It is interesting to see that most writers are suggesting that Cuba is not only on the mend, but pending growth. In spite of this, the USA embargo on Cuba is a considered antagonist in their business. What is wrong?

 Hilary Clinton made a point some years ago when she visited Cuba (or spoke to their delegates), that Cuba seemed to be tightly controlled country; controlled by the Castro brothers, Fidel and Raul. These brothers have an ulterior motive; when they control Cuba they control whatever is there in property, in business, in money, and culture. So much so, that Fidel Castro may be described as the “Oldest Terrorist”; which was written when the Castro brothers were at the pinnacle of their influence with Iran, Venezuela, and much of South America.

 Then a cargo of weapons moving through the Panama Canal, loaded in Cuba, was intercepted by Panamanian Police, who charged them dealing with the North Koreans by trading, and reconstructing arms. (Did we forget and forgive this act of terrorism?).
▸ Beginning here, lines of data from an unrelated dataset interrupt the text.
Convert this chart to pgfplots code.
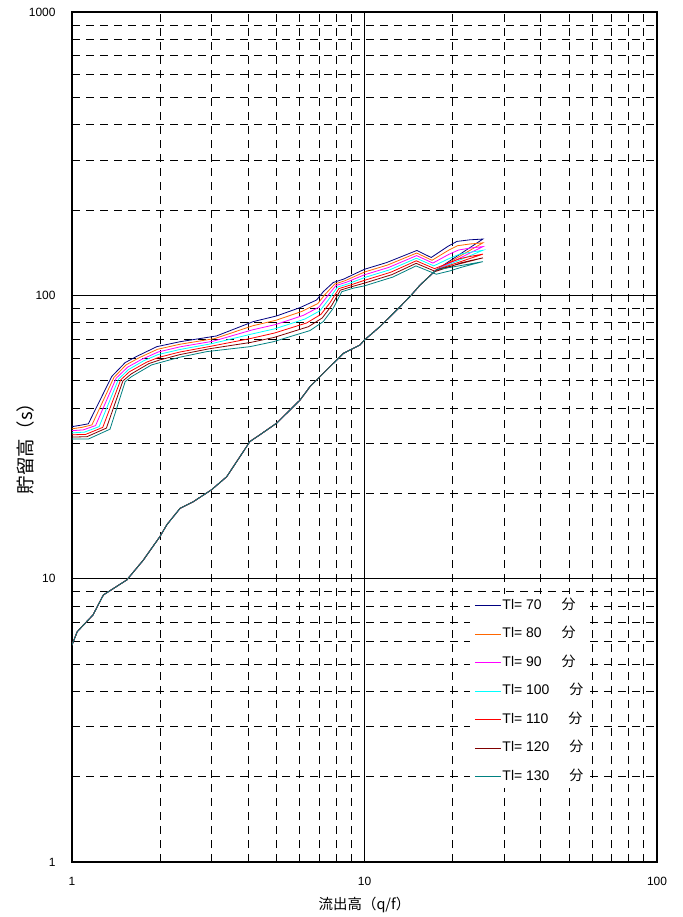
\documentclass[border=0pt]{standalone}
\usepackage{fontspec}
\setmainfont{Liberation Sans}
\newfontfamily\jp{Noto Sans CJK JP}
\usepackage{pgfplots}
\pgfplotsset{compat=1.18}
\definecolor{cA}{RGB}{0,0,128}
\definecolor{cB}{RGB}{255,102,0}
\definecolor{cC}{RGB}{255,0,255}
\definecolor{cD}{RGB}{0,255,255}
\definecolor{cE}{RGB}{255,0,0}
\definecolor{cF}{RGB}{128,0,0}
\definecolor{cG}{RGB}{0,128,128}
\begin{document}
\begin{tikzpicture}
\begin{loglogaxis}[
  scale only axis, width=585bp, height=850bp,
  xmin=1, xmax=100, ymin=1, ymax=1000,
  xtick={1,10,100}, xticklabels={1,10,100},
  ytick={1,10,100,1000}, yticklabels={1,10,100,1000},
  minor xtick={2,3,4,5,6,7,8,9,20,30,40,50,60,70,80,90},
  minor ytick={2,3,4,5,6,7,8,9,20,30,40,50,60,70,80,90,200,300,400,500,600,700,800,900},
  major tick length=0pt, minor tick length=0pt,
  grid=both,
  major grid style={black, line width=0.8bp},
  minor grid style={black, line width=0.8bp, dash pattern=on 8bp off 6bp},
  axis line style={black, line width=1.5bp},
  tick label style={font=\fontsize{12}{14}\selectfont},
  xticklabel style={yshift=-12bp},
  yticklabel style={xshift=-13bp},
  xlabel={\jp 流出高（q/f）}, ylabel={\jp 貯留高（s）},
  xlabel style={font=\fontsize{14.5}{16}\selectfont, at={(axis description cs:0.5,-0.0506)}, anchor=center},
  ylabel style={font=\fontsize{18.5}{20}\selectfont, at={(axis description cs:-0.0803,0.4918)}, anchor=center},
  legend cell align=left,
  legend image code/.code={\draw[#1, line width=1.3bp] (0bp,0bp) -- (26bp,0bp);},
  legend style={at={(axis description cs:0.6803,0.3153)}, anchor=north west,
    draw=none, fill=white, inner sep=4bp, row sep=13.5bp,
    font=\fontsize{14}{16}\selectfont,
    nodes={inner sep=1bp, text height=10bp, text depth=3bp}},
  every axis plot/.append style={line width=0.8bp, mark=none},
]
\addplot[color=cA] coordinates {(1,5.83) (1.042,6.5) (1.18,7.45) (1.28,8.76) (1.54,9.9) (1.75,11.6) (2,14.1) (2.11,15.5) (2.34,17.7) (2.6,18.7) (3,20.6) (3.38,22.9) (4.06,30.5) (4.39,32.2) (5.01,35.4) (6.02,42.7) (6.51,47.6) (7.62,56) (8.47,62.4) (9.65,66.8) (10,69.6) (11.3,77.6) (12.9,88.8) (14.3,99) (15.5,108.8) (17.6,123)
 (25.4,158) (22.9,157) (20.7,155) (19.3,149) (16.9,136) (15.1,144) (11.9,130.5) (10,123.6) (8.47,114) (7.82,111) (7.23,103) (6.86,96.3) (6.02,90.5) (5.01,84.6) (4.17,80.8) (3.12,71.9) (2.34,68.6) (1.95,65.9) (1.66,60.8) (1.52,57.9) (1.367,51.7) (1.137,35.2) (1.07,34.8) (1,34.4)};
\addlegendentry{Tl= 70\hspace{20bp}{\jp 分}}
\addplot[color=cB] coordinates {(1,5.83) (1.042,6.5) (1.18,7.45) (1.28,8.76) (1.54,9.9) (1.75,11.6) (2,14.1) (2.11,15.5) (2.34,17.7) (2.6,18.7) (3,20.6) (3.38,22.9) (4.06,30.5) (4.39,32.2) (5.01,35.4) (6.02,42.7) (6.51,47.6) (7.62,56) (8.47,62.4) (9.65,66.8) (10,69.6) (11.3,77.6) (12.9,88.8) (14.3,99) (15.5,108.8) (17.6,123)
 (25.4,153.2) (22.97,151.8) (20.83,149.7) (19.35,144.1) (17.01,132.95) (15.08,141.0) (12.0,127.96) (10,120.85) (8.58,112.6) (7.91,109.6) (7.33,100.7) (6.92,93.5) (6.10,87.7) (4.99,81.7) (4.15,78.1) (3.08,70.4) (2.34,67.2) (1.96,64.5) (1.69,60.1) (1.53,56.8) (1.391,51.3) (1.170,34.9) (1.081,34.2) (1,33.8)};
\addlegendentry{Tl= 80\hspace{20bp}{\jp 分}}
\addplot[color=cC] coordinates {(1,5.83) (1.042,6.5) (1.18,7.45) (1.28,8.76) (1.54,9.9) (1.75,11.6) (2,14.1) (2.11,15.5) (2.34,17.7) (2.6,18.7) (3,20.6) (3.38,22.9) (4.06,30.5) (4.39,32.2) (5.01,35.4) (6.02,42.7) (6.51,47.6) (7.62,56) (8.47,62.4) (9.65,66.8) (10,69.6) (11.3,77.6) (12.9,88.8) (14.3,99) (15.5,108.8) (17.6,123)
 (25.4,148.6) (23.03,146.9) (20.96,144.5) (19.4,139.4) (17.13,129.97) (15.07,138.1) (12.1,125.47) (10,118.17) (8.69,111.3) (7.99,108.3) (7.42,98.5) (6.98,90.8) (6.18,85.0) (4.97,78.9) (4.13,75.5) (3.04,68.9) (2.34,65.8) (1.97,63.1) (1.73,59.4) (1.55,55.8) (1.416,51.0) (1.204,34.7) (1.092,33.5) (1,33.3)};
\addlegendentry{Tl= 90\hspace{20bp}{\jp 分}}
\addplot[color=cD] coordinates {(1,5.83) (1.042,6.5) (1.18,7.45) (1.28,8.76) (1.54,9.9) (1.75,11.6) (2,14.1) (2.11,15.5) (2.34,17.7) (2.6,18.7) (3,20.6) (3.38,22.9) (4.06,30.5) (4.39,32.2) (5.01,35.4) (6.02,42.7) (6.51,47.6) (7.62,56) (8.47,62.4) (9.65,66.8) (10,69.6) (11.3,77.6) (12.9,88.8) (14.3,99) (15.5,108.8) (17.6,123)
 (25.4,144.2) (23.10,142.0) (21.1,139.6) (19.45,134.8) (17.25,127.05) (15.05,135.2) (12.2,123.04) (10,115.54) (8.81,109.9) (8.08,106.9) (7.52,96.3) (7.04,88.2) (6.26,82.5) (4.94,76.2) (4.11,73.0) (3.0,67.5) (2.34,64.4) (1.97,61.8) (1.76,58.8) (1.56,54.7) (1.442,50.6) (1.238,34.4) (1.103,32.9) (1,32.7)};
\addlegendentry{Tl= 100\hspace{20bp}{\jp 分}}
\addplot[color=cE] coordinates {(1,5.83) (1.042,6.5) (1.18,7.45) (1.28,8.76) (1.54,9.9) (1.75,11.6) (2,14.1) (2.11,15.5) (2.34,17.7) (2.6,18.7) (3,20.6) (3.38,22.9) (4.06,30.5) (4.39,32.2) (5.01,35.4) (6.02,42.7) (6.51,47.6) (7.62,56) (8.47,62.4) (9.65,66.8) (10,69.6) (11.3,77.6) (12.9,88.8) (14.3,99) (15.5,108.8) (17.6,123)
 (25.4,139.8) (23.17,137.4) (21.23,134.8) (19.5,130.4) (17.36,124.2) (15.03,132.4) (12.3,120.65) (10,112.97) (8.92,108.6) (8.17,105.6) (7.62,94.1) (7.10,85.7) (6.34,79.9) (4.92,73.6) (4.10,70.5) (2.96,66.0) (2.34,63.1) (1.98,60.4) (1.80,58.1) (1.57,53.7) (1.467,50.3) (1.274,34.2) (1.114,32.3) (1,32.2)};
\addlegendentry{Tl= 110\hspace{20bp}{\jp 分}}
\addplot[color=cF] coordinates {(1,5.83) (1.042,6.5) (1.18,7.45) (1.28,8.76) (1.54,9.9) (1.75,11.6) (2,14.1) (2.11,15.5) (2.34,17.7) (2.6,18.7) (3,20.6) (3.38,22.9) (4.06,30.5) (4.39,32.2) (5.01,35.4) (6.02,42.7) (6.51,47.6) (7.62,56) (8.47,62.4) (9.65,66.8) (10,69.6) (11.3,77.6) (12.9,88.8) (14.3,99) (15.5,108.8) (17.6,123)
 (25.4,135.6) (23.23,132.9) (21.36,130.2) (19.55,126.1) (17.48,121.42) (15.02,129.7) (12.4,118.3) (10,110.46) (9.04,107.3) (8.27,104.3) (7.72,92.0) (7.17,83.2) (6.43,77.5) (4.90,71.0) (4.08,68.2) (2.93,64.7) (2.34,61.8) (1.99,59.1) (1.83,57.4) (1.59,52.7) (1.493,49.9) (1.311,34.0) (1.125,31.7) (1,31.6)};
\addlegendentry{Tl= 120\hspace{20bp}{\jp 分}}
\addplot[color=cG] coordinates {(1,5.83) (1.042,6.5) (1.18,7.45) (1.28,8.76) (1.54,9.9) (1.75,11.6) (2,14.1) (2.11,15.5) (2.34,17.7) (2.6,18.7) (3,20.6) (3.38,22.9) (4.06,30.5) (4.39,32.2) (5.01,35.4) (6.02,42.7) (6.51,47.6) (7.62,56) (8.47,62.4) (9.65,66.8) (10,69.6) (11.3,77.6) (12.9,88.8) (14.3,99) (15.5,108.8) (17.6,123)
 (25.4,131.5) (23.3,128.5) (21.5,125.7) (19.6,122) (17.6,118.7) (15.0,127) (12.5,116) (10,108) (9.16,106) (8.36,103) (7.82,90) (7.23,80.8) (6.51,75.1) (4.88,68.6) (4.06,65.9) (2.89,63.3) (2.34,60.5) (2.0,57.9) (1.87,56.8) (1.6,51.7) (1.52,49.6) (1.349,33.7) (1.137,31.1) (1,31.1)};
\addlegendentry{Tl= 130\hspace{20bp}{\jp 分}}
\end{loglogaxis}
\path (current axis.south west) +(-72bp,-55bp) (current axis.north east) +(25bp,12bp);
\end{tikzpicture}
\end{document}
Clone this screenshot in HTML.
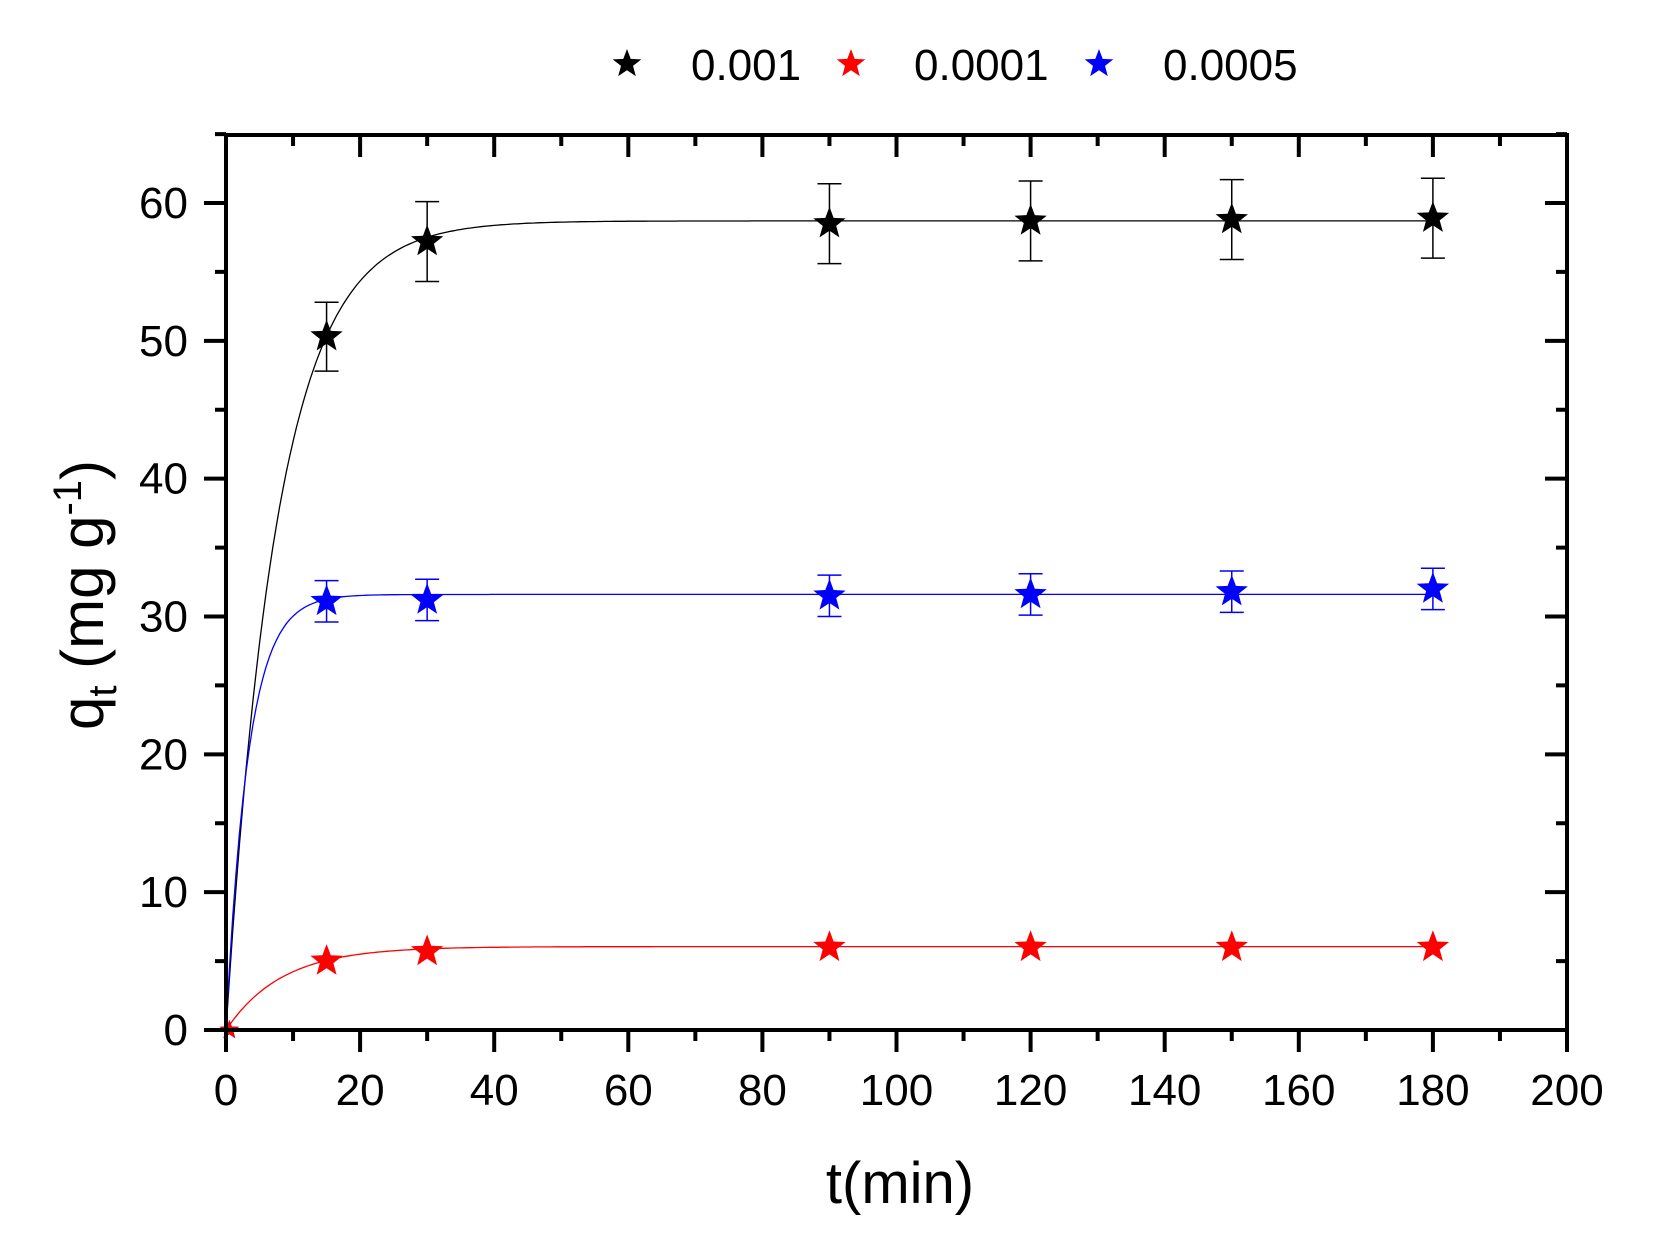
<!DOCTYPE html>
<html><head><meta charset="utf-8"><style>
html,body{margin:0;padding:0;background:#fff;}
svg text{font-family:"Liberation Sans",Arial,sans-serif;}
</style></head><body>
<svg id="s" width="1659" height="1251" xmlns="http://www.w3.org/2000/svg"></svg>
<script>
const s=document.getElementById('s');
const X0=226,X1=1567,Y0=1030,Y60=203;
const sx=t=>X0+t*(X1-X0)/200, sy=v=>Y0-v*(Y0-Y60)/60;
let h='';
function star(cx,cy,r,c){let p=[];for(let i=0;i<10;i++){const a=-Math.PI/2+i*Math.PI/5;const rr=i%2?r*0.42:r;p.push((cx+rr*Math.cos(a)).toFixed(1)+','+(cy+rr*Math.sin(a)).toFixed(1));}return `<polygon points="${p.join(' ')}" fill="${c}"/>`;}
const series=[
 {c:'#000',qe:58.7,k:0.13,pts:[[15,50.3],[30,57.2],[90,58.5],[120,58.7],[150,58.8],[180,58.9]],e:[2.5,2.9,2.9,2.9,2.9,2.9]},
 {c:'#00f',qe:31.6,k:0.30,pts:[[15,31.1],[30,31.2],[90,31.5],[120,31.6],[150,31.8],[180,32.0]],e:[1.5,1.5,1.5,1.5,1.5,1.5]},
 {c:'#f00',qe:6.05,k:0.12,pts:[[15,5.0],[30,5.7],[90,6.0],[120,6.0],[150,6.0],[180,6.0]],e:[0.2,0.2,0.2,0.2,0.2,0.2]}
];
for(const S of series){let d='';for(let t=0;t<=180;t+=0.5){const v=S.qe*(1-Math.exp(-S.k*t));d+=(t?'L':'M')+sx(t).toFixed(1)+','+sy(v).toFixed(1);}h+=`<path d="${d}" fill="none" stroke="${S.c}" stroke-width="1.3"/>`;}
for(const S of series){S.pts.forEach((p,i)=>{const x=sx(p[0]),y=sy(p[1]),e=S.e[i]*13.78;if(S.e[i]>0.5){h+=`<path d="M${x},${y-e}V${y+e}M${x-12},${y-e}H${x+12}M${x-12},${y+e}H${x+12}" stroke="${S.c}" stroke-width="1.5" fill="none"/>`;}h+=star(x,y,17,S.c);});h+=star(sx(0.5),sy(0),10,S.c);}
h+=`<rect x="${X0}" y="135" width="${X1-X0}" height="${Y0-135}" fill="none" stroke="#000" stroke-width="4"/>`;
for(let t=0;t<=200;t+=10){const x=sx(t),maj=t%20==0;h+=`<path d="M${x},${Y0}V${Y0+(maj?22:11)}M${x},135V${135+(maj?22:11)}" stroke="#000" stroke-width="4"/>`;if(maj)h+=`<text x="${x}" y="1105" font-size="44" text-anchor="middle">${t}</text>`;}
for(let v=0;v<=65;v+=5){const y=sy(v),maj=v%10==0;h+=`<path d="M${X0},${y}H${X0-(maj?22:11)}M${X1},${y}H${X1-(maj?22:11)}" stroke="#000" stroke-width="4"/>`;if(maj)h+=`<text x="188" y="${y+15}" font-size="44" text-anchor="end">${v}</text>`;}
h+=`<text x="900" y="1203" font-size="58" text-anchor="middle">t(min)</text>`;
h+=`<text transform="translate(103,595) rotate(-90)" font-size="60" text-anchor="middle">q<tspan font-size="40" dy="13">t</tspan><tspan dy="-13"> (mg g</tspan><tspan font-size="40" dy="-22">-1</tspan><tspan dy="22">)</tspan></text>`;
h+=star(627,64,15,'#000')+star(851,64,15,'#f00')+star(1099,64,15,'#00f');
h+=`<text x="691" y="80" font-size="44">0.001</text><text x="914" y="80" font-size="44">0.0001</text><text x="1163" y="80" font-size="44">0.0005</text>`;
s.innerHTML=h;
</script>
</body></html>
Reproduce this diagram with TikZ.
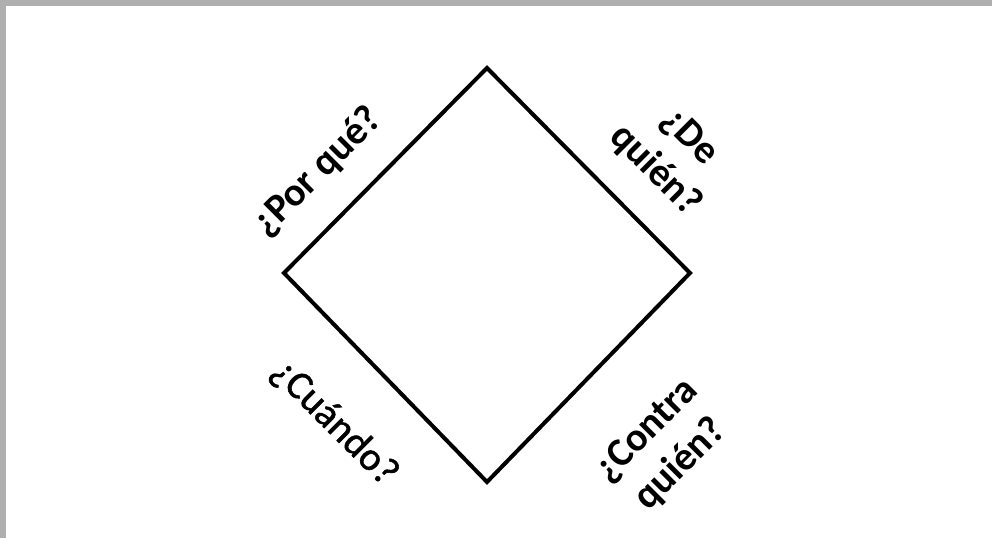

Then we see the relationship of Castro with Chavez, where Chavez supplied subsidized fuel, and Cuba had to pay with troops, doctors and other skilled personnel, after their agreements with the Soviets had expired.

In Venezuela’s current situation, Cuba under Maduro has added additional specialists in law and order, equipped as soldiers.

And of course the many Cubans, dissidents they were called, who disagreed with Castro’s manipulation of his country’s freedom, to-day they still see conspiracies and coup plots. On Tuesday, it was said that three air force generals had been arrested and accused of planning a military uprising in Venezuela, where Cuba controls security.

Still, the notion that Cuba’s future is at play in Venezuela is tempting hard-liners from both sides, including influential Cuban Americans, to polarize the conflict further, said Arturo López-Levy, a former Cuban security analyst who lectures at the University of Denver, now head of the Venezuelan Opposition. “Compromise is not a word in the lexicon of the Cuban revolution,” or of the Cuban exile community, Mr. López-Levy said.”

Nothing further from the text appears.